How Do New Blocks Are Added to a Blockchain, Explained

when to add a new block to the blockchain?

Blockchain might be commonly associated with cryptocurrencies, but it has numerous applications in all domains. Nowadays, people use blockchains for real-time governance, asset management, healthcare, real estate, art (NFTs), and education.

In all of these applications, blockchain acts as a shared digital record that stores all transactions in basic units called blocks. In this article, we take a look at blocks and ways to determine when to add a new block to a blockchain. Let’s get started.

What is a Blockchain?

A blockchain is a distributed ledger or database shared among participants called nodes spread over a computer network. The blockchain is the database that stores all information in digital format. They are best known for their role in keeping a secure, decentralized record of transactions. 

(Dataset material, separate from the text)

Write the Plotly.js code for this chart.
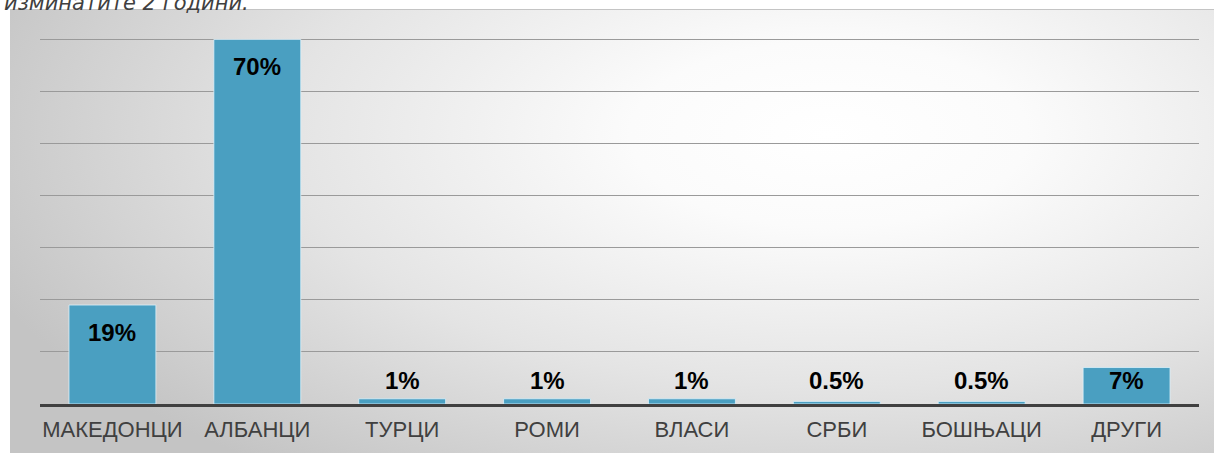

Blockchain guarantees that data is safe and not tampered with by any means. It generates trust without the need for a third party to overlook proceedings. In other words, it is a trustless, permissionless network.

Blockchain is different from conventional databases in that the former collects and stores data in sets called blocks. Blocks have a specific data storage capacity. When they are filled, the block is closed and the next block is started and linked to the previous block. Blocks form a chain in this way and the whole network is called a blockchain.

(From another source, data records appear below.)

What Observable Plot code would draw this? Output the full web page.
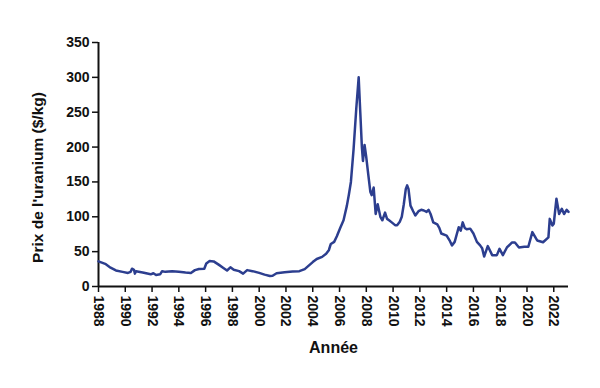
<!DOCTYPE html>
<html>
<head>
<meta charset="utf-8">
<script src="https://cdn.jsdelivr.net/npm/d3@7"></script>
<script src="https://cdn.jsdelivr.net/npm/@observablehq/plot@0.6"></script>
<style>
  html, body { margin: 0; padding: 0; background: #fff; }
  #chart { width: 600px; height: 388px; }
</style>
</head>
<body>
<div id="chart"></div>
<script>
const years = [
  1988.0, 1988.5, 1988.9, 1989.3, 1989.8, 1990.2, 1990.4, 1990.5, 1990.65, 1990.72,
  1990.8, 1991.3, 1991.9, 1992.1, 1992.3, 1992.6, 1992.75, 1993.0, 1993.5, 1994.0,
  1994.5, 1994.9, 1995.2, 1995.5, 1995.9, 1996.05, 1996.3, 1996.6, 1997.0, 1997.3,
  1997.6, 1997.85, 1998.1, 1998.5, 1998.8, 1999.1, 1999.5, 2000.0, 2000.4, 2000.8,
  2001.0, 2001.3, 2001.9, 2002.5, 2003.0, 2003.4, 2003.7, 2004.0, 2004.3, 2004.7,
  2005.0, 2005.2, 2005.35, 2005.6, 2005.8, 2006.05, 2006.3, 2006.55, 2006.7, 2006.85,
  2007.05, 2007.25, 2007.43, 2007.55, 2007.67, 2007.75, 2007.87, 2008.0, 2008.15, 2008.3,
  2008.4, 2008.55, 2008.7, 2008.85, 2009.05, 2009.2, 2009.4, 2009.55, 2009.7, 2009.9,
  2010.15, 2010.3, 2010.5, 2010.65, 2010.8, 2010.95, 2011.05, 2011.15, 2011.3, 2011.5,
  2011.66, 2011.9, 2012.1, 2012.3, 2012.5, 2012.65, 2012.8, 2013.0, 2013.3, 2013.45,
  2013.6, 2014.0, 2014.25, 2014.4, 2014.6, 2014.9, 2015.05, 2015.2, 2015.35, 2015.5,
  2015.76, 2016.0, 2016.26, 2016.5, 2016.65, 2016.8, 2017.07, 2017.4, 2017.75, 2017.95,
  2018.2, 2018.5, 2018.87, 2019.1, 2019.4, 2019.8, 2020.1, 2020.4, 2020.76, 2021.2,
  2021.6, 2021.7, 2021.9, 2022.0, 2022.2, 2022.4, 2022.6, 2022.77, 2022.96, 2023.1
];
const prices = [
  36, 32.5, 27, 23, 21, 19.5, 21, 25.5, 24, 18.5,
  22, 20, 17.5, 19, 16.5, 17.5, 22, 21, 22, 21,
  20, 19.5, 23.5, 25, 25.5, 33, 36.5, 36, 31, 27,
  23, 27.5, 24, 22, 18.5, 23.5, 22, 19.5, 17, 15,
  15.5, 19, 20.5, 21.5, 22, 25, 30, 35, 39.5, 42.5,
  47, 52, 61, 64, 72, 84, 95, 116, 132, 150,
  197, 255, 300, 250, 200, 180, 203, 185, 160, 136,
  131, 142, 104, 118, 100, 95, 106, 97, 95, 92,
  88, 88, 93, 100, 118, 140, 145, 140, 116, 108,
  102, 108, 110, 109, 107, 110, 104, 92, 89, 84,
  76, 73, 65, 59, 64, 85, 80, 92, 84, 82,
  83, 76, 64, 59, 55, 43, 58, 45, 45, 54,
  45, 56, 63, 63, 56, 57, 57, 78, 66, 63.5,
  70.5, 97, 87.5, 90, 126, 104, 111.5, 104, 110, 107
];
const xTicks = d3.range(1988, 2023, 2);
const yTicks = [0, 50, 100, 150, 200, 250, 300, 350];
const xTitle = "Année";
const yTitle = "Prix de l'uranium ($/kg)";

const data = years.map((y, i) => ({year: y, price: prices[i]}));

const chart = Plot.plot({
  width: 600,
  height: 388,
  marginLeft: 98,
  marginRight: 32,
  marginTop: 42,
  marginBottom: 102,
  style: {fontFamily: "'Liberation Sans', Arial, sans-serif", fontWeight: "bold", fontSize: "14px", color: "#111"},
  x: {domain: [1988, 2023.1]},
  y: {domain: [0, 350]},
  marks: [
    Plot.axisY({ticks: yTicks, tickSize: 6, tickPadding: 3, strokeWidth: 1.5, label: null}),
    Plot.axisX({ticks: xTicks, tickFormat: d => String(d), tickRotate: 90, tickSize: 6, tickPadding: 3, strokeWidth: 1.5, label: null}),
    Plot.text([yTitle], {frameAnchor: "left", textAnchor: "middle", dx: -60, dy: 13, rotate: -90, fontSize: 15.5, fontWeight: "bold", fill: "#111"}),
    Plot.text([xTitle], {frameAnchor: "bottom", dy: 66, fontSize: 16, fontWeight: "bold", fill: "#111"}),
    Plot.ruleX([1988], {stroke: "#111", strokeWidth: 2}),
    Plot.ruleY([0], {stroke: "#111", strokeWidth: 2}),
    Plot.lineY(data, {x: "year", y: "price", stroke: "#2c3e8f", strokeWidth: 2.5, curve: "linear"})
  ]
});
document.getElementById("chart").appendChild(chart);
</script>
</body>
</html>
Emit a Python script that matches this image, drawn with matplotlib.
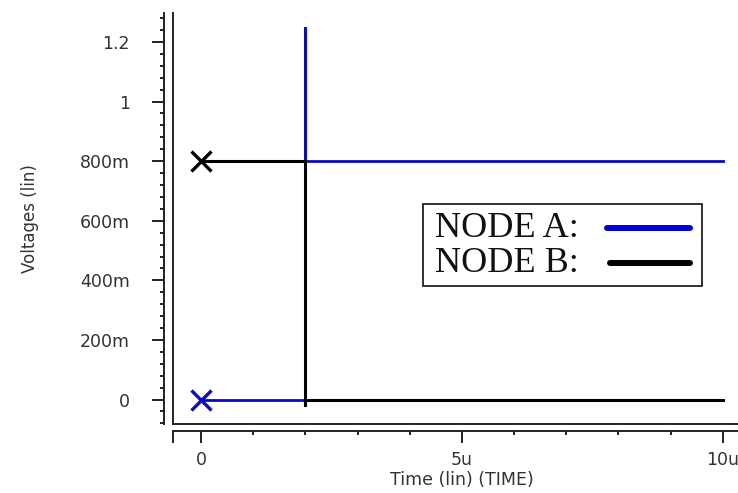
import matplotlib.pyplot as plt
import matplotlib.lines as mlines
import matplotlib.patches as mpatches
from matplotlib.ticker import MultipleLocator

# transient data, time in microseconds
time_us = [0, 2, 2, 2, 10]
node_a = [0, 0, 1.25, 0.8, 0.8]
node_b = [0.8, 0.8, -0.02, 0, 0]

ytick_vals = [0, 0.2, 0.4, 0.6, 0.8, 1.0, 1.2]
ytick_labels = ["0", "200m", "400m", "600m", "800m", "1", "1.2"]
xtick_vals = [0, 5, 10]
xtick_labels = ["0", "5u", "10u"]

blue = "#0a0ac4"
black = "#000000"
grey = "#222222"

fig = plt.figure(figsize=(7.38, 4.93), dpi=100)
ax = fig.add_axes([173 / 738, 69 / 493, 565 / 738, 411 / 493])

ax.plot(time_us, node_a, color=blue, lw=2.0, marker="x", markevery=[0],
        ms=14, mew=2.4, solid_joinstyle="miter")
ax.plot(time_us, node_b, color=black, lw=2.2, marker="x", markevery=[0],
        ms=14, mew=2.4, solid_joinstyle="miter")

xmin = -0.536
ax.set_xlim(xmin, 10.29)
ax.set_ylim(-0.082, 1.297)

# axis spines pushed out, plot frame drawn separately
for side in ["top", "right"]:
    ax.spines[side].set_visible(False)
ax.spines["left"].set_position(("outward", 6.5))
ax.spines["bottom"].set_position(("outward", 5))
for side in ["left", "bottom"]:
    ax.spines[side].set_linewidth(1.4)
    ax.spines[side].set_color(grey)
ax.plot([0, 0], [0, 1], transform=ax.transAxes, clip_on=False, color=grey, lw=1.4)
ax.plot([0, 1], [0, 0], transform=ax.transAxes, clip_on=False, color=grey, lw=1.4)

ax.set_yticks(ytick_vals)
ax.set_yticklabels(ytick_labels)
ax.yaxis.set_minor_locator(MultipleLocator(0.04))
ax.set_xticks([xmin] + xtick_vals)
ax.set_xticklabels([""] + xtick_labels)
ax.set_xticks(list(range(0, 11)), minor=True)

ax.tick_params(which="major", length=8.6, width=1.4, color=grey,
               labelsize=12.5, labelcolor="#333333")
ax.tick_params(which="minor", length=2.9, width=1.4, color=grey)
ax.tick_params(axis="y", which="major", pad=16)
ax.tick_params(axis="x", which="major", pad=5.5)

ax.set_ylabel("Voltages (lin)", fontsize=12, color="#333333")
ax.set_xlabel("Time (lin) (TIME)", fontsize=12.5, color="#333333")
ax.yaxis.set_label_coords(-0.237, 0.5)
ax.xaxis.set_label_coords(0.5115, -0.114)

# legend box with the label before the line sample
fig.add_artist(mpatches.Rectangle((0.573, 0.420), 0.378, 0.166,
                                  transform=fig.transFigure, fill=True,
                                  facecolor="white", edgecolor=grey, lw=1.3))
fig.text(0.589, 0.519, "NODE A:", family="Liberation Serif", fontsize=26,
         va="baseline", color="#111111")
fig.text(0.589, 0.448, "NODE B:", family="Liberation Serif", fontsize=26,
         va="baseline", color="#111111")
fig.add_artist(mlines.Line2D([0.822, 0.935], [0.538, 0.538], transform=fig.transFigure,
                             color="#0000dc", lw=4.3, solid_capstyle="round"))
fig.add_artist(mlines.Line2D([0.826, 0.935], [0.467, 0.467], transform=fig.transFigure,
                             color=black, lw=4.3, solid_capstyle="round"))

fig.savefig("out.png", dpi=100)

Note that databases use tables to store data but blockchains are simply chains of blocks connected to each other and growing all the time. Such structure makes blockchains irreversible, ruling out the possibility of someone going back and editing the blocks of the past. Once a block is filled, it is permanent and each one has a timestamp that further cements its position on the chain.

Authentication of Blockchain

Blockchains are designed to function without the need for a central authority to pull the strings. That said, transactions still have to be approved or authenticated by a fair means.

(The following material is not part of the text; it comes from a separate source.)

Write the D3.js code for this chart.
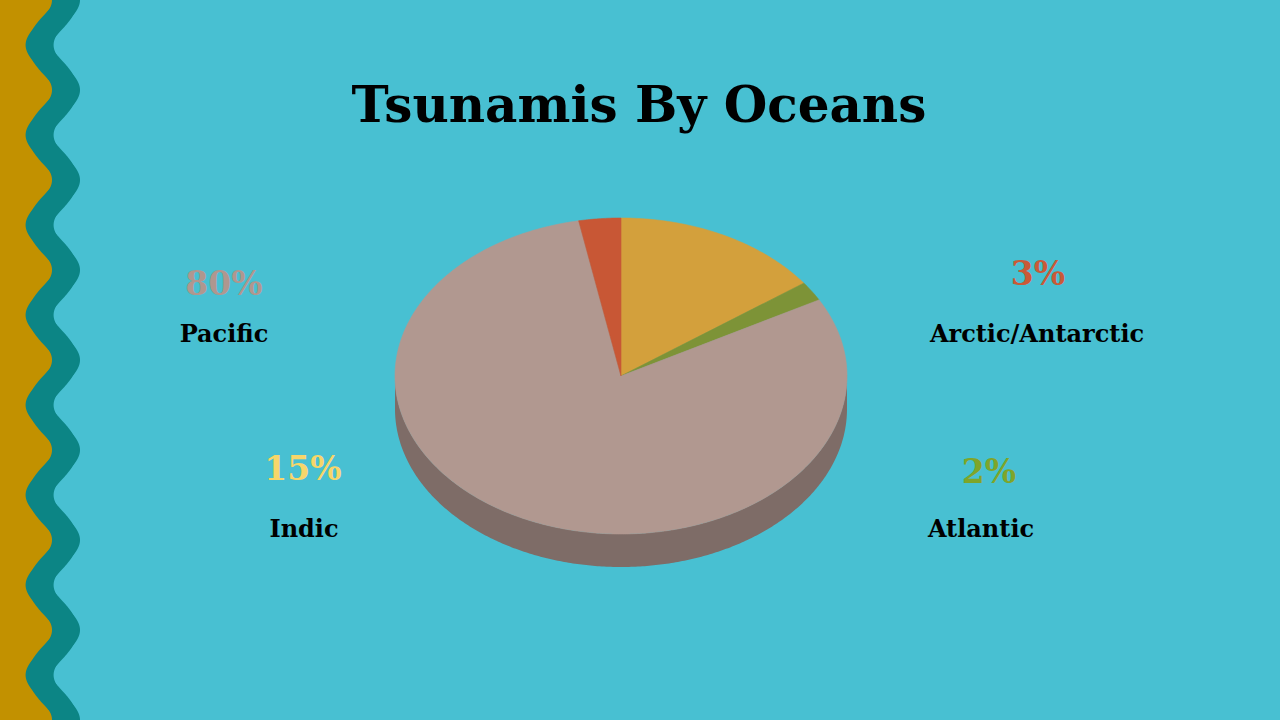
<!DOCTYPE html>
<html>
<head>
<meta charset="utf-8">
<script src="https://cdn.jsdelivr.net/npm/d3@7"></script>
<style>
  html, body { margin: 0; padding: 0; background: #48C0D2; }
  svg { display: block; }
  text { font-family: "DejaVu Serif", "Liberation Serif", serif; font-weight: bold; }
</style>
</head>
<body>
<svg id="chart" width="1280" height="720"></svg>
<script>
// ---- data ----
const categories = ["Indic", "Atlantic", "Pacific", "Arctic/Antarctic"];
const values = [15, 2, 80, 3];
const percentLabels = ["15%", "2%", "80%", "3%"];
const sliceColors = ["#D3A03C", "#7D9337", "#B19890", "#C85735"];
const labelColors = ["#F7D66A", "#7FA52A", "#B0978F", "#C95A38"];
const title = "Tsunamis By Oceans";

const W = 1280, H = 720;
const svg = d3.select("#chart");

svg.append("rect").attr("width", W).attr("height", H).attr("fill", "#48C0D2");

// ---- decorative wavy border ----
const period = 90, amp = 13.2, mid = 52.8, half = 14;
const ys = d3.range(-20, H + 21, 1);
const cx = y => mid + amp * Math.cos(2 * Math.PI * y / period);
svg.append("rect").attr("x", 0).attr("y", 0).attr("width", mid).attr("height", H).attr("fill", "#C29100");
svg.append("path")
  .attr("d", d3.area().x0(y => cx(y) - half).x1(y => cx(y) + half).y(y => y)(ys))
  .attr("fill", "#0C8585");
svg.append("path")
  .attr("d", d3.line().x(y => cx(y)).y(y => y)(ys))
  .attr("fill", "none")
  .attr("stroke", "#0C8585")
  .attr("stroke-width", 23);

// ---- title ----
svg.append("text")
  .attr("x", 639).attr("y", 122)
  .attr("text-anchor", "middle")
  .attr("font-size", 50)
  .attr("fill", "#000")
  .text(title);

// ---- 3D pie ----
const center = { x: 621, y: 376 };
const rx = 226, ry = 158, depth = 33;
const pie = d3.pie().sort(null).startAngle(0).endAngle(2 * Math.PI)(values);
const pt = (a, dy = 0) => [center.x + rx * Math.sin(a), center.y - ry * Math.cos(a) + dy];
const sample = (a0, a1) => {
  const n = Math.max(2, Math.ceil((a1 - a0) / 0.01));
  return d3.range(n + 1).map(i => a0 + (a1 - a0) * i / n);
};
const line = d3.line();

// side walls (front half only: angles between PI/2 and 3PI/2)
const sideG = svg.append("g");
pie.forEach((d, i) => {
  const a0 = Math.max(d.startAngle, Math.PI / 2);
  const a1 = Math.min(d.endAngle, 3 * Math.PI / 2);
  if (a1 <= a0) return;
  const top = sample(a0, a1).map(a => pt(a));
  const bot = sample(a0, a1).reverse().map(a => pt(a, depth));
  sideG.append("path")
    .attr("d", line(top.concat(bot)) + "Z")
    .attr("fill", d3.color(sliceColors[i]).darker(0.95));
});

// top faces
const topG = svg.append("g");
pie.forEach((d, i) => {
  const pts = [[center.x, center.y]].concat(sample(d.startAngle, d.endAngle).map(a => pt(a)));
  topG.append("path")
    .attr("d", line(pts) + "Z")
    .attr("fill", sliceColors[i])
    .attr("stroke", sliceColors[i])
    .attr("stroke-width", 0.6);
});

// ---- labels ----
const labelPos = [
  { px: 303, py: 480, nx: 304, ny: 537 },   // Indic
  { px: 989, py: 483, nx: 981, ny: 537 },   // Atlantic
  { px: 224, py: 295, nx: 224, ny: 342 },   // Pacific
  { px: 1038, py: 285, nx: 1037, ny: 342 }  // Arctic/Antarctic
];
categories.forEach((c, i) => {
  const p = labelPos[i];
  svg.append("text")
    .attr("x", p.px).attr("y", p.py)
    .attr("text-anchor", "middle")
    .attr("font-size", 33)
    .attr("fill", labelColors[i])
    .text(percentLabels[i]);
  svg.append("text")
    .attr("x", p.nx).attr("y", p.ny)
    .attr("text-anchor", "middle")
    .attr("font-size", 24)
    .attr("fill", "#000")
    .text(c);
});
</script>
</body>
</html>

This is where cryptographic keys are used. It consists of a string of data that is used as an identifying factor that gives access to users. 

Besides, every user has a unique private key and a public key open to everyone. The combination of the two allows the network to authenticate the identity and approve transactions when needed.


Once the users agree to a transaction, it needs approval prior to entering it into the blockchain. On public blockchains, the decision to include a transaction is done through consensus. It means that a majority of nodes should agree to the validity of a transaction. And those who participate in this process get rewards for their efforts. This consensus mechanism is called proof of work. There are other consensus mechanisms too such as proof of stake. For instance, Ethereum after the recent merge, uses proof of stake, whereas Bitcoin uses proof of work.

When to add blocks to blockchain?

As mentioned above, proof of work and proof of stake are the two most common consensus mechanisms used across blockchains.

Bitcoin uses a proof of work mechanism to generate new blocks and to add new bitcoins into supply. The network verifies transactions through mining and people who verify the transactions are called miners.

Since there are no central authorities calling the cards, the network takes collective responsibility to issue and manage coins.

Let’s understand the process through an example.

  • User X wants to transfer 1 bitcoin to User Y. 
  • As X starts a transaction, the information about the sender and receiver is combined and stamped on a block and it is sent to a pool for a queue to get added to the blockchain.
  • Miners who discovered the blocks will take up transactions in batches and verify them. They will check the messages, digital signatures, public keys, and messages.
  • Once verified, the block will be shared with other nodes who should all agree to the authenticity of the block before adding it to the blockchain. For bitcoin, the average time for authenticating a transaction is 10 minutes.
  • Once the above processes are finished, Y will get the 1 bitcoin from X. 
  • Besides, all nodes in the network would have agreed to the transaction with the help of the consensus model.
  • Bitcoin miners will earn a reward for authenticating a transaction
  • The new block will become a permanent part of the blockchain


As you saw, blocks are the fundamental structure of blockchains that offer fast, permissionless, and trustless ways to authenticate transactions. New applications of blockchains are being explored every day and mass adoption is also underway. It won’t be long before we see blockchain technology spill over to all areas of our lives.